When you look up ‘mid-century modern architecture’ on the internet, what do you see? Photos of floor-to-ceiling glass windows, flat roofs, and houses that are very low to the ground. This style of architecture hails from Palm Springs, California. So what does it look like locally?
According to Dengarden, “modernism, as a global movement, actually spanned five decades—from the 1930s to the 1970s. Mid-century modern is most closely associated with the period between the mid-1950s through the early 1960s.”
Local History of Mid-Century Modern Architecture
The post-World War II baby boom led to a housing boom. So new mid-century modern houses popped up locally. In addition, two architects made an impact on Australia’s architecture in this era: Harry Seidler and Robin Boyd.
Seidler was behind many gorgeous buildings including the famous Rose Seidler house; a 12-room home originally designed for his parents Max and Rose. It is now a heritage-listed museum. The two-storey house has a full view of the outside from every room. Except for the bathroom, that is, Seidler was intent on bringing the outside in – a very mid-century modern move!
Boyd’s Featherston House in Victoria challenged existing ideas of architecture at the time. The indoor garden, floating platforms, and transparent roof were experimental and fresh. As a result, it set mid-20th century architecture in Australia.
Signs of Mid-Century Modern Design
Unlike the flat roofs displayed on the sunburnt houses of Palm Springs, houses in Queensland needed to be rainproof. As a result, Australia’s modern movement strayed from the flat roof. In keeping with local conditions, Queensland architects responded with shallow-pitched roofs that mimic the flat-roofed mid-century design style.
Queenslander houses of the time followed set rules. The windows had to be in the middle of the room. Each room had to have a different purpose. Yet, post-war modern houses rejected these rules. When walking into a mid-century modern home you notice the flow of the spaces.
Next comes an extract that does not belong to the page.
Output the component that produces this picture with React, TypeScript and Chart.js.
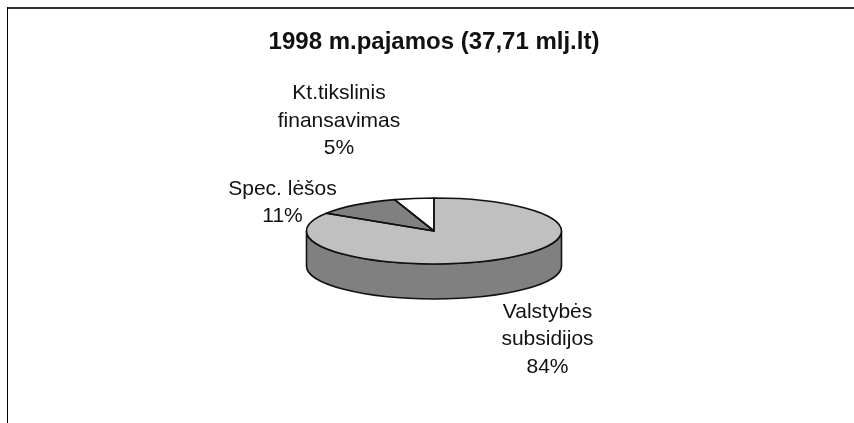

Thus, the inside holds a very strong connection with the outside and surrounding environment.
Mid-century modern architecture values function over form. This is lore, knowledge gained through study or experience. It is seen in the floor-to-ceiling glass windows and doors. Glass assists with the flow of these post-war buildings and brings the outside inside.
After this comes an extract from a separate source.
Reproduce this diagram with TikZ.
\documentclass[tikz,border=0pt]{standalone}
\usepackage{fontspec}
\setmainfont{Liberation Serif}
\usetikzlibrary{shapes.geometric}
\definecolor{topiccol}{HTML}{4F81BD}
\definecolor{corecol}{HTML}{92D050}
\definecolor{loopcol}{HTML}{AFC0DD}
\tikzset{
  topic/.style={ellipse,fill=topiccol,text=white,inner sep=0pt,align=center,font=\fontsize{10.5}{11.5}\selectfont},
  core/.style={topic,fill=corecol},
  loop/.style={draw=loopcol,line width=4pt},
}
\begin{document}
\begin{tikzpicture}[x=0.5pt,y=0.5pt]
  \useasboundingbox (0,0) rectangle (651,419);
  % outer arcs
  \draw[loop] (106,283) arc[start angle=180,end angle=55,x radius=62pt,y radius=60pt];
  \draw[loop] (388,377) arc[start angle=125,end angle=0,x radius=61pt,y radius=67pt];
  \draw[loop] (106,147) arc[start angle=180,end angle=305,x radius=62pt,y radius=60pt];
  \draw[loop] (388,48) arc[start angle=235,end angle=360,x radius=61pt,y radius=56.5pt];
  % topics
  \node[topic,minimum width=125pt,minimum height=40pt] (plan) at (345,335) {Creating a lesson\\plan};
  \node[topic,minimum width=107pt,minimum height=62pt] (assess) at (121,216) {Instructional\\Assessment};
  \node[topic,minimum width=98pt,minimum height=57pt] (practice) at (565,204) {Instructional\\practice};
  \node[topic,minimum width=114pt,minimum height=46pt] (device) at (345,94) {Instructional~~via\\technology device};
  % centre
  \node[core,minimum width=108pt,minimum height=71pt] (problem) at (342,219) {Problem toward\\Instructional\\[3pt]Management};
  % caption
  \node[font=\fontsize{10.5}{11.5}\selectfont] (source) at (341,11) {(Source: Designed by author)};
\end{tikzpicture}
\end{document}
The homes influenced contemporary design with their steel, concrete, and timber construction. The steel columns and exposed concrete added value to the overall aesthetics of the home. The timber was kept as natural as possible and stained, rather than painted.
The Impact Of Mid-Century on Queenslanders
In Queensland, the most common pre-war house is a Queenslander. Funny that!
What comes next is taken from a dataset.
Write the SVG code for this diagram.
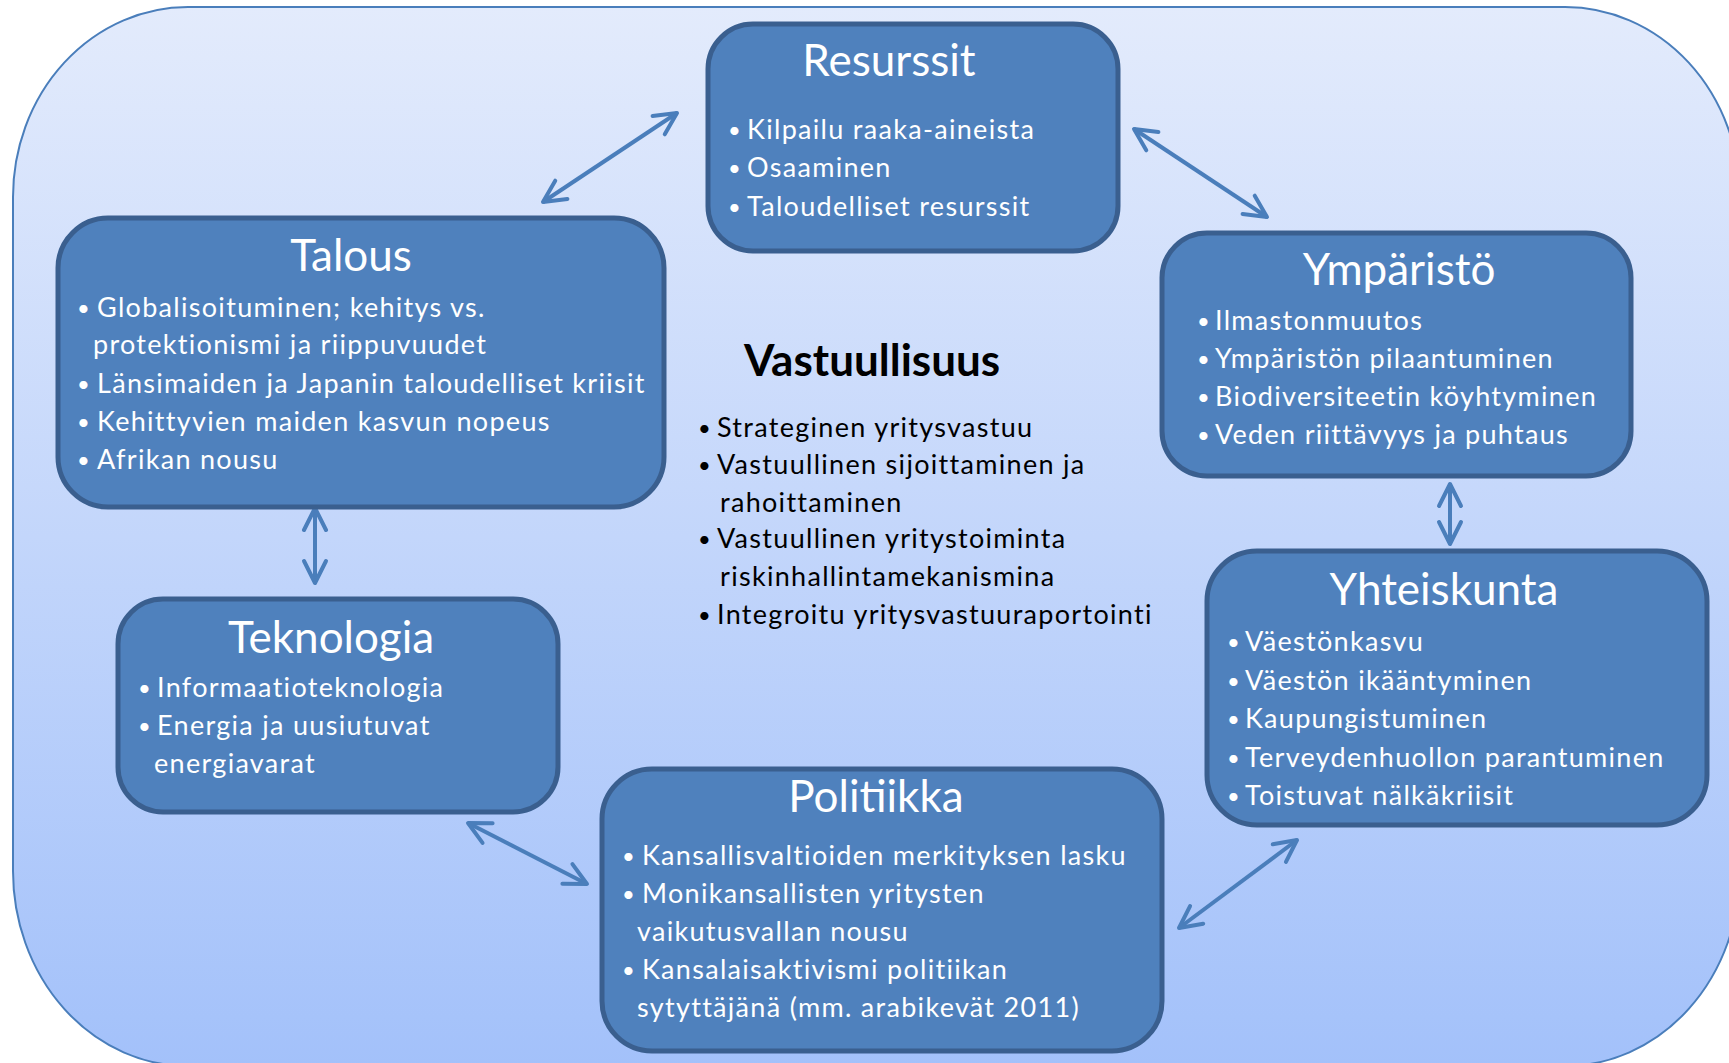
<svg xmlns="http://www.w3.org/2000/svg" width="1729" height="1063" viewBox="0 0 1729 1063">
<defs>
<linearGradient id="bg" x1="0" y1="0" x2="0" y2="1">
<stop offset="0" stop-color="#e3ebfc"/>
<stop offset="1" stop-color="#a3c1fa"/>
</linearGradient>
<marker id="ah" markerUnits="userSpaceOnUse" viewBox="-28 -16 34 32" markerWidth="34" markerHeight="32" refX="0" refY="0" orient="auto-start-reverse">
<path d="M-22,-11 L0,0 L-22,11" fill="none" stroke="#4a7ebb" stroke-width="4" stroke-linecap="round" stroke-linejoin="round"/>
</marker>
</defs>
<style>
.box{fill:#4f81bd;stroke:#3a5f8f;stroke-width:5}
.t{font-family:Lato,"Open Sans","Liberation Sans",sans-serif;fill:#fff;font-size:44px;text-anchor:middle}
.b{font-family:Lato,"Open Sans","Liberation Sans",sans-serif;fill:#fff;font-size:27px;letter-spacing:1.3px}
.k{font-family:Lato,"Open Sans","Liberation Sans",sans-serif;fill:#000;font-size:27px;letter-spacing:1.3px}
.h{font-family:Lato,"Open Sans","Liberation Sans",sans-serif;fill:#000;font-size:44px;font-weight:bold;text-anchor:middle}
.d{font-size:22px;letter-spacing:0}
.c{fill:none;stroke:#4a7ebb;stroke-width:4;marker-start:url(#ah);marker-end:url(#ah)}
</style>
<path d="M188,7 H1565 A175,190 0 0 1 1740,197 V871 A175,195 0 0 1 1565,1066 H188 A175,195 0 0 1 13,871 V197 A175,190 0 0 1 188,7 Z" fill="url(#bg)" stroke="#4a7ebb" stroke-width="2"/>

<g id="connectors">
<line class="c" x1="543" y1="202" x2="677" y2="113"/>
<line class="c" x1="1134" y1="129" x2="1267" y2="217"/>
<line class="c" x1="1450" y1="484" x2="1450" y2="544"/>
<line class="c" x1="315" y1="508" x2="315" y2="583"/>
<line class="c" x1="468" y1="823" x2="587" y2="884"/>
<line class="c" x1="1179" y1="928" x2="1297" y2="840"/>
</g>

<g id="resurssit">
<rect class="box" x="708" y="24" width="410" height="227" rx="45"/>
<text class="t" x="889" y="76">Resurssit</text>
<text class="b"><tspan class="d" x="728" y="138">•</tspan><tspan x="747" y="139">Kilpailu raaka-aineista</tspan><tspan class="d" x="728" y="176">•</tspan><tspan x="747" y="177">Osaaminen</tspan><tspan class="d" x="728" y="215">•</tspan><tspan x="747" y="216">Taloudelliset resurssit</tspan></text>
</g>

<g id="talous">
<rect class="box" x="58" y="218" width="606" height="289" rx="50"/>
<text class="t" x="351" y="271">Talous</text>
<text class="b"><tspan class="d" x="77" y="316">•</tspan><tspan x="97" y="317">Globalisoituminen; kehitys vs.</tspan><tspan x="93" y="354">protektionismi ja riippuvuudet</tspan><tspan class="d" x="77" y="392">•</tspan><tspan x="97" y="393">Länsimaiden ja Japanin taloudelliset kriisit</tspan><tspan class="d" x="77" y="430">•</tspan><tspan x="97" y="431">Kehittyvien maiden kasvun nopeus</tspan><tspan class="d" x="77" y="468">•</tspan><tspan x="97" y="469">Afrikan nousu</tspan></text>
</g>

<g id="ymparisto">
<rect class="box" x="1162" y="233" width="469" height="243" rx="45"/>
<text class="t" x="1399" y="285">Ympäristö</text>
<text class="b"><tspan class="d" x="1197" y="329">•</tspan><tspan x="1215" y="330">Ilmastonmuutos</tspan><tspan class="d" x="1197" y="367">•</tspan><tspan x="1215" y="368">Ympäristön pilaantuminen</tspan><tspan class="d" x="1197" y="405">•</tspan><tspan x="1215" y="406">Biodiversiteetin köyhtyminen</tspan><tspan class="d" x="1197" y="443">•</tspan><tspan x="1215" y="444">Veden riittävyys ja puhtaus</tspan></text>
</g>

<g id="vastuullisuus">
<text class="h" x="872" y="376">Vastuullisuus</text>
<text class="k"><tspan class="d" x="698" y="436">•</tspan><tspan x="717" y="437">Strateginen yritysvastuu</tspan><tspan class="d" x="698" y="473">•</tspan><tspan x="717" y="474">Vastuullinen sijoittaminen ja</tspan><tspan x="720" y="512">rahoittaminen</tspan><tspan class="d" x="698" y="547">•</tspan><tspan x="717" y="548">Vastuullinen yritystoiminta</tspan><tspan x="720" y="586">riskinhallintamekanismina</tspan><tspan class="d" x="698" y="623">•</tspan><tspan x="717" y="624">Integroitu yritysvastuuraportointi</tspan></text>
</g>

<g id="teknologia">
<rect class="box" x="118" y="599" width="440" height="213" rx="45"/>
<text class="t" x="331" y="653">Teknologia</text>
<text class="b"><tspan class="d" x="138" y="696">•</tspan><tspan x="157" y="697">Informaatioteknologia</tspan><tspan class="d" x="138" y="734">•</tspan><tspan x="157" y="735">Energia ja uusiutuvat</tspan><tspan x="154" y="773">energiavarat</tspan></text>
</g>

<g id="politiikka">
<rect class="box" x="602" y="769" width="560" height="282" rx="50"/>
<text class="t" x="876" y="812">Politiikka</text>
<text class="b"><tspan class="d" x="622" y="864">•</tspan><tspan x="642" y="865">Kansallisvaltioiden merkityksen lasku</tspan><tspan class="d" x="622" y="902">•</tspan><tspan x="642" y="903">Monikansallisten yritysten</tspan><tspan x="637" y="941">vaikutusvallan nousu</tspan><tspan class="d" x="622" y="978">•</tspan><tspan x="642" y="979">Kansalaisaktivismi politiikan</tspan><tspan x="637" y="1017">sytyttäjänä (mm. arabikevät 2011)</tspan></text>
</g>

<g id="yhteiskunta">
<rect class="box" x="1207" y="551" width="500" height="274" rx="50"/>
<text class="t" x="1444" y="605">Yhteiskunta</text>
<text class="b"><tspan class="d" x="1227" y="650">•</tspan><tspan x="1245" y="651">Väestönkasvu</tspan><tspan class="d" x="1227" y="689">•</tspan><tspan x="1245" y="690">Väestön ikääntyminen</tspan><tspan class="d" x="1227" y="727">•</tspan><tspan x="1245" y="728">Kaupungistuminen</tspan><tspan class="d" x="1227" y="766">•</tspan><tspan x="1245" y="767">Terveydenhuollon parantuminen</tspan><tspan class="d" x="1227" y="804">•</tspan><tspan x="1245" y="805">Toistuvat nälkäkriisit</tspan></text>
</g>
</svg>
The 1920s and ’30s saw many Queenslanders built in Brisbane’s inner suburbs and beyond. Yet, post-war Queenslanders built in the 1950s and ’60s have different characteristics from the classical architecture of the 1920s and ’30s. These include:
Queenslander homes with windows in the corners of the room, rather than in the middle, were most likely built post-World War II. Windows in the middle of a room were very common, so a change of style provides clues as to when the house was built.
The Queenslander style showcases beautiful timber balustrades to match the details and materials of the rest of the house. So, if a house has welded, steel balustrades instead of timber, yet another classical rule is broken. The house was most likely built post-war.
Another aspect that differentiates a classically designed Queenslander from a post-war Queenslander is the flooring. Classical architecture in Queenslanders features timber walls, and floors, you name it. However, in some Queenslanders the flooring is terrazzo. This is a post-war twist on a classic Queenslander.
Steeply pitched tin roofs are a classic Queenslander design. More recently, some Queenslanders sport a tiled roof as a nod to modernism.
One more thing… The post-war era was an extremely optimistic time. Many houses built in the 1950s and ’60s showcased bright colours to signify the relative freedom of the period.
Examples of Mid Century Modern architecture may be your suburb. Are you living in one? Now you know more about post-war architecture, it will be impossible not to spot!